Push notifications have been touted as the next big channel for retailers to reach their prospects and customers for some time now.
But while their promise - of being able to reach people via instant notifications straight to their home screen - is certainly attractive, the reality is that push notifications have only ever been the reserve of retail giants with enough marketing budget to build themselves a mobile app.
The good news, however, is that web push notifications have arrived, and they’re ready to level the playing field. This post will explain how!
What are they?
In the same way that the apps installed on your mobile or tablet can send a cheeky push notification your way (see the example from ASOS below), web push notifications enable sites to target subscribers with push messages via their web browser on any device.
What’s the big deal though?
Not convinced website push notifications could be useful for you? Think again!
People like push notifications (for now)
Research suggests that push notifications enjoy notably high open rates (50-80%, according to one study), with over half of brand app users opting in to receive them (64% opt-in, with 80% of this crowd believing such messages to be ‘somewhat or very useful’, according to this research).
The big caveat here is that we don’t yet know whether consumers will respond to website push notifications with the same zeal - and there’s a risk they won’t, if everyone jumps on the bandwagon and starts merrily spamming subscribers with push notifications left, right and centre.
You can use them to target desktop users
Website push notifications enable you to target prospects on all devices (desktop, tablets, mobiles, smart watches etc.).
Which is pretty handy when you consider that, according to stats from IBM, desktop still accounts for 53.9% of ecommerce traffic and 76.9% of online sales.
Even in a mobile-first world, being able to target desktop users with timely notifications is undoubtedly still a big opportunity.
You can use them to target mobile users (without building an app)
Mobile apps are notoriously costly to develop and maintain, but up until now have been critical for any brand wanting to target prospects with push messages.
With the ability to send messages to opted-in users on mobile, website push notifications have ROI on their side, effectively doing away with the need to devote vast amounts of your marketing budget to a mobile application.
You can target opted-in users even if they don’t have their web browser open
In spite of their name, you don’t actually have to have the website (or indeed, even a web browser) open to receive website push notifications once you’ve opted-in (more about the opt-in process up next).
How does it all work?
Hopefully we’ve made the case for why website push notifications could be big news for online retailers, but how exactly do they work?
For the user
When someone browses a push notification-enabled website, they’ll receive a prompt asking whether they want to subscribe or not.
If they enable website push notifications, they can receive real-time messages from you that will appear on their desktop or mobile screen, linking to a page on your website.
For the retailer
Likewise, there are a number of services - such as Roost - that offer the ability to implement push notifications across multiple browsers and devices.

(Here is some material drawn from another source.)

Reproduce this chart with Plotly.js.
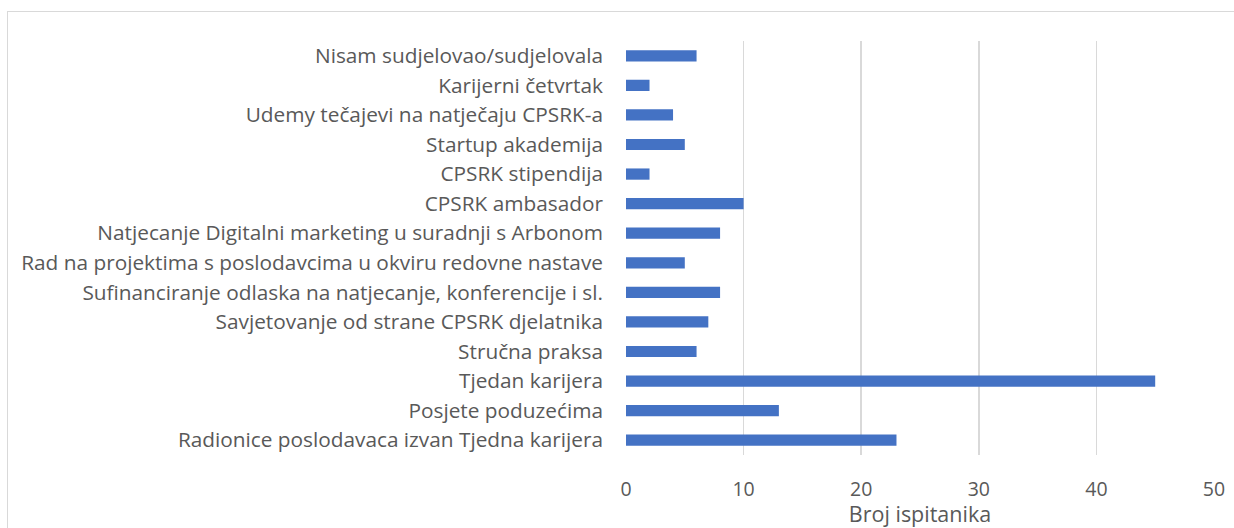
<!DOCTYPE html>
<html><head><meta charset="utf-8">
<script src="https://cdn.plot.ly/plotly-3.0.1.min.js"></script>
<style>
html,body{margin:0;padding:0;background:#fff;}
#chart{width:1234px;height:528px;}
#frame{position:absolute;left:7px;top:11px;width:1240px;height:530px;border:1.5px solid #d9d9d9;pointer-events:none;}
</style></head>
<body>
<div id="chart"></div>
<div id="frame"></div>
<script>
const categories = [
  "Nisam sudjelovao/sudjelovala",
  "Karijerni četvrtak",
  "Udemy tečajevi na natječaju CPSRK-a",
  "Startup akademija",
  "CPSRK stipendija",
  "CPSRK ambasador",
  "Natjecanje Digitalni marketing u suradnji s Arbonom",
  "Rad na projektima s poslodavcima u okviru redovne nastave",
  "Sufinanciranje odlaska na natjecanje, konferencije i sl.",
  "Savjetovanje od strane CPSRK djelatnika",
  "Stručna praksa",
  "Tjedan karijera",
  "Posjete poduzećima",
  "Radionice poslodavaca izvan Tjedna karijera"
];
const values = [6, 2, 4, 5, 2, 10, 8, 5, 8, 7, 6, 45, 13, 23];
const xTickVals = [0, 10, 20, 30, 40, 50];
const xTitle = "Broj ispitanika";

const font = "'Open Sans', sans-serif";
Plotly.newPlot("chart", [{
  type: "bar",
  orientation: "h",
  x: values,
  y: categories,
  marker: {color: "#4472C4"},
  hoverinfo: "x+y"
}], {
  width: 1234, height: 528,
  margin: {l: 626, r: 20, t: 41, b: 73},
  paper_bgcolor: "#fff", plot_bgcolor: "#fff",
  bargap: 0.62,
  showlegend: false,
  font: {family: font, color: "#595959", size: 18},
  xaxis: {
    range: [0, 50], tickvals: xTickVals, showgrid: true, gridcolor: "#d9d9d9", gridwidth: 1.5,
    zeroline: false, showline: false, ticks: "", ticklabelstandoff: 20,
    tickfont: {size: 19.5, color: "#595959", family: font},
    title: {text: xTitle, font: {size: 21.5, color: "#595959", family: font}, standoff: 6}
  },
  yaxis: {
    autorange: "reversed", type: "category", showgrid: false, zeroline: false, showline: false,
    ticks: "", ticklabelstandoff: 22,
    tickfont: {size: 20.8, color: "#595959", family: font}
  }
}, {displayModeBar: false, staticPlot: true});
</script>
</body></html>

For help getting your message right (which we'll cover in the next section), you can always talk to us at Ometria.
What does it mean for ecommerce marketers?
We've gone over why this type of notification is an exciting means of reaching web users, but what benefits do web push messages offer online retailers in particular?

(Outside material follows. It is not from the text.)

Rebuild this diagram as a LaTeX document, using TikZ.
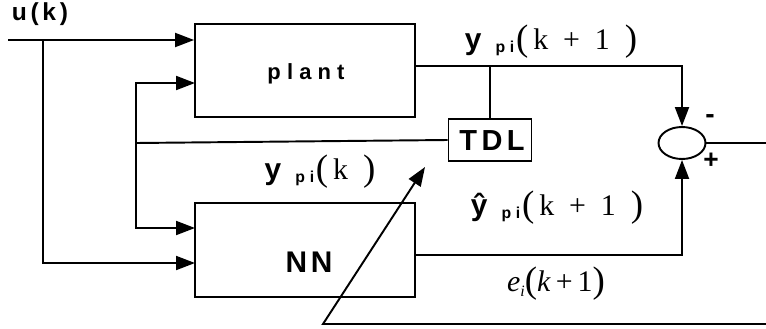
\documentclass[tikz,border=0pt]{standalone}
\usepackage{fontspec}
\setmainfont{Liberation Serif}
\setsansfont{Liberation Sans}
\usetikzlibrary{arrows.meta,shapes.geometric}

\newcommand{\ysub}[1]{\hspace{8pt}\raisebox{-2pt}{\fontsize{9}{10}\selectfont\sffamily\bfseries\addfontfeature{LetterSpace=30}#1}\hspace{1pt}}
\newcommand{\bigp}[1]{\raisebox{-1pt}{\fontsize{21}{22}\selectfont#1}}

\begin{document}
\begin{tikzpicture}[
		x=0.02cm, y=-0.02cm,
		line width=1.1pt,
		blk/.style = {draw, rectangle, line width=1.1pt, inner sep=0pt},
		lbl/.style = {font=\fontsize{17}{19}\selectfont, inner sep=0pt},
		arr/.style = {-{Triangle[length=0.38cm,width=0.28cm]}}
		]
		\useasboundingbox (0,0) rectangle (766,328);
		
		% blocks
		\node[blk, minimum width=4.4cm, minimum height=1.86cm] (plant) at (305,70.5) {};
		\node[blk, minimum width=4.4cm, minimum height=1.88cm] (nn) at (305,250) {};
		\node[blk, minimum width=1.66cm, minimum height=0.84cm] (tdl) at (490,140) {};
		\node[draw, ellipse, line width=1.1pt, minimum width=0.94cm, minimum height=0.64cm, inner sep=0pt] (sum) at (682,143) {};
		
		\node[font=\fontsize{12.5}{14}\selectfont\sffamily\bfseries\addfontfeature{LetterSpace=28}] (plantlbl) at (306,74) {plant};
		\node[font=\fontsize{17}{19}\selectfont\sffamily\bfseries\addfontfeature{LetterSpace=12}] (nnlbl) at (309,262) {NN};
		\node[font=\fontsize{16.5}{18}\selectfont\sffamily\bfseries\addfontfeature{LetterSpace=15}] (tdllbl) at (492,141) {TDL};
		
		% points on the lines
		\coordinate (uin) at (8,40);
		\coordinate (ubr) at (43,40);
		\coordinate (nnin2) at (195,263);
		\coordinate (fbr) at (136,143);
		\coordinate (plantin2) at (195,83);
		\coordinate (nnin1) at (195,228);
		\coordinate (ytop) at (490,66);
		\coordinate (nnout) at (415,255);
		\coordinate (yout) at (766,143);
		\coordinate (eend) at (766,324);
		\coordinate (ecorner) at (323,324);
		\coordinate (etip) at (425,167);
		
		\draw[arr] (uin) -- (plant.west |- uin);
		\draw[arr] (ubr) |- (nnin2);
		\draw (tdl.west) -- (fbr);
		\draw[arr] (fbr) |- (plantin2);
		\draw[arr] (fbr) |- (nnin1);
		\draw[arr] (plant.east |- ytop) -| (sum.north);
		\draw (ytop) -- (tdl.north);
		\draw[arr] (nnout) -| (sum.south);
		\draw (sum.east) -- (yout);
		\draw[arr] (eend) -- (ecorner) -- (etip);
		
		% Labels
		\node[font=\fontsize{14}{16}\selectfont\sffamily\bfseries\addfontfeature{LetterSpace=15}] (ulbl) at (40,14) {u(k)};
		\node[font=\fontsize{16}{18}\selectfont\sffamily\bfseries] (minus) at (710,119) {-};
		\node[font=\fontsize{15}{17}\selectfont\sffamily\bfseries] (plus) at (711,161) {+};
		\node[lbl] (ylbl1) at (551,42) {{\sffamily\bfseries y}\ysub{pi}\bigp{(}\,k\enspace+\enspace1\enspace\bigp{)}};
		\node[lbl] (ylbl0) at (320,172) {{\sffamily\bfseries y}\ysub{pi}\bigp{(}\,k\enspace\bigp{)}};
		\node[lbl] (yhlbl) at (557,208) {{\sffamily\bfseries\^{y}}\ysub{pi}\bigp{(}\,k\enspace+\enspace1\enspace\bigp{)}};
		\node[lbl] (elbl) at (556,284) {\textit{e}\raisebox{-3pt}{\fontsize{9}{10}\selectfont\textit{i}}\bigp{(}\textit{k}\,+\,1\bigp{)}};
	\end{tikzpicture}
\end{document}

As with any newfangled marketing channel, it’s probably only a matter of time before website push notifications are commonplace (/overused to the point that everyone hates them), so getting in there early with a good strategy is key to success.

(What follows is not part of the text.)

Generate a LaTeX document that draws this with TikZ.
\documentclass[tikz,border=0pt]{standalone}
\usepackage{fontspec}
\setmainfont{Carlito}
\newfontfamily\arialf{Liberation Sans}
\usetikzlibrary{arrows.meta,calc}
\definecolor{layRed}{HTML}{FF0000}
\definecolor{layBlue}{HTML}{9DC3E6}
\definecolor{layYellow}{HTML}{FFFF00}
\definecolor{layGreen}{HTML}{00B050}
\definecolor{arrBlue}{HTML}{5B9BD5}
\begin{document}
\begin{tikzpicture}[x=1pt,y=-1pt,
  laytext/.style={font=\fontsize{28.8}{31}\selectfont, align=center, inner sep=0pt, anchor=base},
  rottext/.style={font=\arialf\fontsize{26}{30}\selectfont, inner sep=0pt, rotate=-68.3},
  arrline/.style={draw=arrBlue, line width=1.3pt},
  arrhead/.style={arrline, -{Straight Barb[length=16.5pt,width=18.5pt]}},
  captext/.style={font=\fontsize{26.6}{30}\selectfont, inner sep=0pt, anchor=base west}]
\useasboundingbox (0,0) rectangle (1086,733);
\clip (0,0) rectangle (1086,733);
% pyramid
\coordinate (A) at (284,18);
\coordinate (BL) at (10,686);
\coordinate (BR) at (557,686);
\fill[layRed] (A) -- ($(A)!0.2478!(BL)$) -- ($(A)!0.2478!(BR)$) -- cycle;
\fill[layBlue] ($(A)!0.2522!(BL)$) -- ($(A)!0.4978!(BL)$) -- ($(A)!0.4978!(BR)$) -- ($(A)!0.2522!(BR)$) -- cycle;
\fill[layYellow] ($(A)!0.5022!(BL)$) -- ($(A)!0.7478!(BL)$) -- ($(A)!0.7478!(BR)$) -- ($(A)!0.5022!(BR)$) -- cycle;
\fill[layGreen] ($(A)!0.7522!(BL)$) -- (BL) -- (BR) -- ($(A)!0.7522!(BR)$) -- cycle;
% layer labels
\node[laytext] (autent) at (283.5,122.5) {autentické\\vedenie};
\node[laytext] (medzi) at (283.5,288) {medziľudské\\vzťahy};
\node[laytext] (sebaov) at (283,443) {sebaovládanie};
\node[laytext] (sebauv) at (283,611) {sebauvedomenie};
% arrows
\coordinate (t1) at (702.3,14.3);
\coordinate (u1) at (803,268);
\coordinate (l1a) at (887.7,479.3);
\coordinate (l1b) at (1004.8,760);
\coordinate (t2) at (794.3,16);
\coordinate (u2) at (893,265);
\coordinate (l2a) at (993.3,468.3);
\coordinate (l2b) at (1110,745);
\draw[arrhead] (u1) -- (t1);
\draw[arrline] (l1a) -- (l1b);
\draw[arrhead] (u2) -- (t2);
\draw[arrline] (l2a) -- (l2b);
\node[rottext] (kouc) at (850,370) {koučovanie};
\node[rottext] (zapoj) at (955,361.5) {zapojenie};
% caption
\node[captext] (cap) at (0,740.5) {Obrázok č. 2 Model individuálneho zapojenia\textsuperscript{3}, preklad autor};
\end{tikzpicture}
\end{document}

And when it comes to strategy, relevancy is always key - the carpetbombing approach never wins, and sending prospects and customers personalised, timely messages will mean the difference between them zoning in or zoning out.
Here are some ideas for ways that retailers could segment and personalise their push messages:
- Targeting ‘at risk’ or dormant customers: Sending this group a message aimed at reactivating them.
- Taste profiling: Using push messages to promote the products and categories that a prospect or customer has shown an interest in.
- Replenishment date: Sending a customer a little nudge to repurchase a consumable product that they’re likely to be running out of
- VIP programmes or loyalty schemes: Sending your best customers personalised offers and updates.
- Birthdays and milestones: Sending customers messages on important days of the year aimed at activating them.